[START Listed records]
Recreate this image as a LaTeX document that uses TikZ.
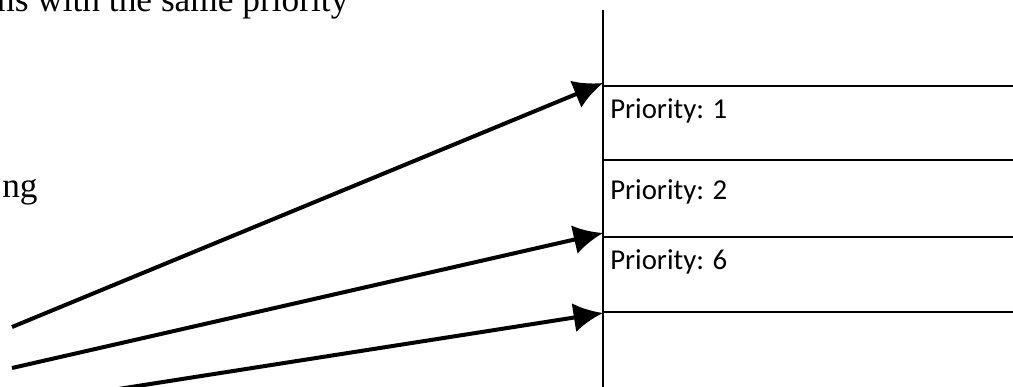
\documentclass[tikz,border=0pt]{standalone}
\usepackage{fontspec}
\setmainfont{Liberation Serif}
\newfontfamily\calfont{Carlito}
\usetikzlibrary{arrows.meta}
\tikzset{>={Latex[length=22pt,width=22pt]}}
\tikzset{prio/.style={anchor=base west, inner sep=0pt, font=\calfont\fontsize{21.6}{24}\selectfont},
  note/.style={anchor=base west, inner sep=0pt, font=\fontsize{26.5}{30}\selectfont},
  qline/.style={line width=1.8pt},
  push/.style={->, line width=3pt}}

\begin{document}
\begin{tikzpicture}[x=0.75pt, y=-0.75pt]
\clip (0,0) rectangle (1013,386);
% queue
\draw[qline] (603,10) -- (603,400);
\foreach \y in {86,160,237,312}
  \draw[qline] (603,\y) -- (1020,\y);
\node[prio] (p1) at (610,118) {Priority: 1};
\node[prio] (p2) at (610,199) {Priority: 2};
\node[prio] (p6) at (610,269) {Priority: 6};
% texts
\node[note] (same) at (-13,11) {ms with the same priority};
\node[note] (ng) at (2,197) {ng};
% arrows
\coordinate (a1) at (12,327);
\coordinate (b1) at (603,83);
\coordinate (a2) at (12,368);
\coordinate (b2) at (603,233);
\coordinate (a3) at (10,406);
\coordinate (b3) at (603,313);
\draw[push] (a1) -- (b1);
\draw[push] (a2) -- (b2);
\draw[push] (a3) -- (b3);
\end{tikzpicture}
\end{document}
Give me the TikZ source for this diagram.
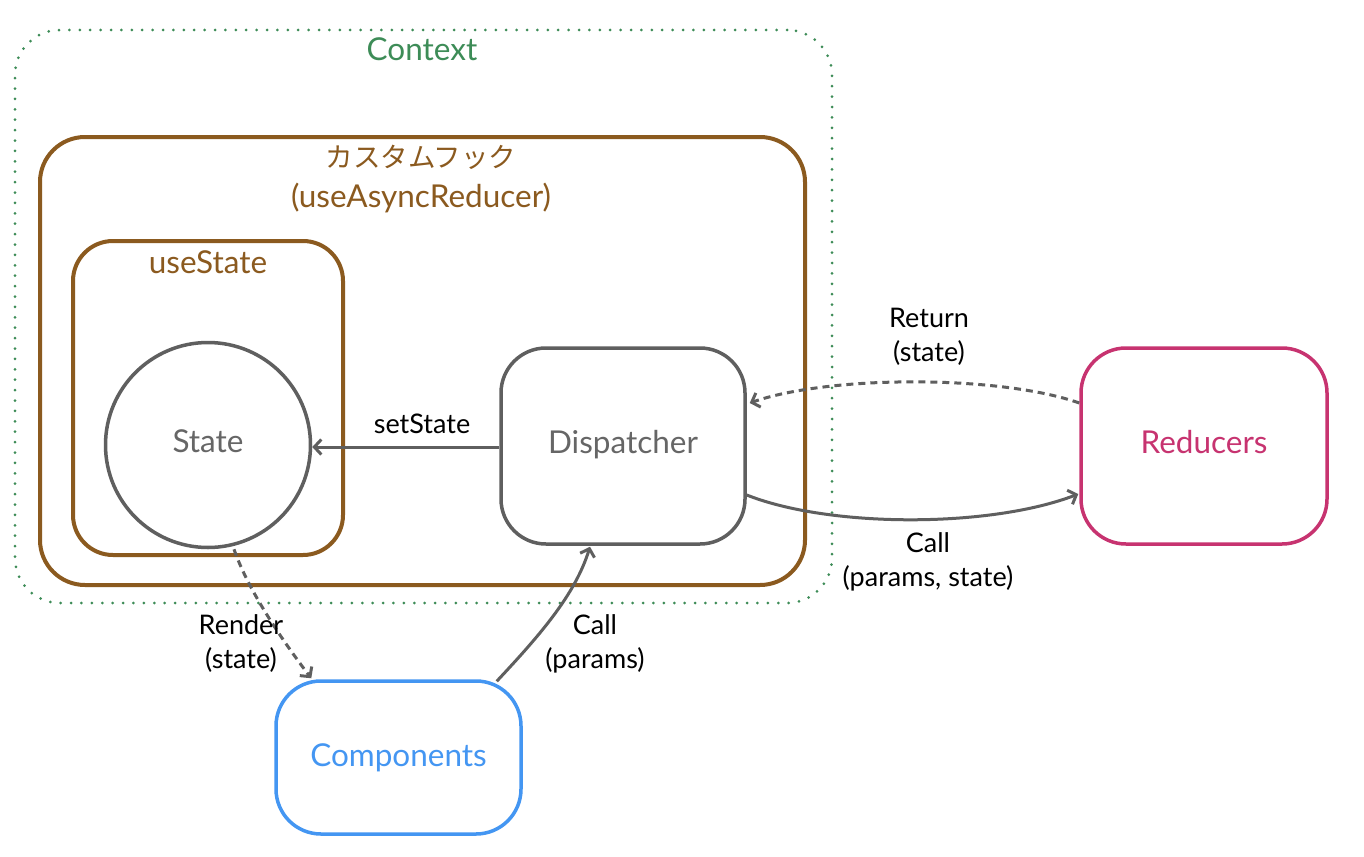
[END Listed records]
Short exercise: Retype the entries word for word. Omit any images.

Task answer:
Recreate this image as a LaTeX document that uses TikZ.
\documentclass[tikz,border=0pt]{standalone}
\usepackage{fontspec}
\setmainfont{Liberation Serif}
\newfontfamily\calfont{Carlito}
\usetikzlibrary{arrows.meta}
\tikzset{>={Latex[length=22pt,width=22pt]}}
\tikzset{prio/.style={anchor=base west, inner sep=0pt, font=\calfont\fontsize{21.6}{24}\selectfont},
  note/.style={anchor=base west, inner sep=0pt, font=\fontsize{26.5}{30}\selectfont},
  qline/.style={line width=1.8pt},
  push/.style={->, line width=3pt}}

\begin{document}
\begin{tikzpicture}[x=0.75pt, y=-0.75pt]
\clip (0,0) rectangle (1013,386);
% queue
\draw[qline] (603,10) -- (603,400);
\foreach \y in {86,160,237,312}
  \draw[qline] (603,\y) -- (1020,\y);
\node[prio] (p1) at (610,118) {Priority: 1};
\node[prio] (p2) at (610,199) {Priority: 2};
\node[prio] (p6) at (610,269) {Priority: 6};
% texts
\node[note] (same) at (-13,11) {ms with the same priority};
\node[note] (ng) at (2,197) {ng};
% arrows
\coordinate (a1) at (12,327);
\coordinate (b1) at (603,83);
\coordinate (a2) at (12,368);
\coordinate (b2) at (603,233);
\coordinate (a3) at (10,406);
\coordinate (b3) at (603,313);
\draw[push] (a1) -- (b1);
\draw[push] (a2) -- (b2);
\draw[push] (a3) -- (b3);
\end{tikzpicture}
\end{document}
Give me the TikZ source for this diagram.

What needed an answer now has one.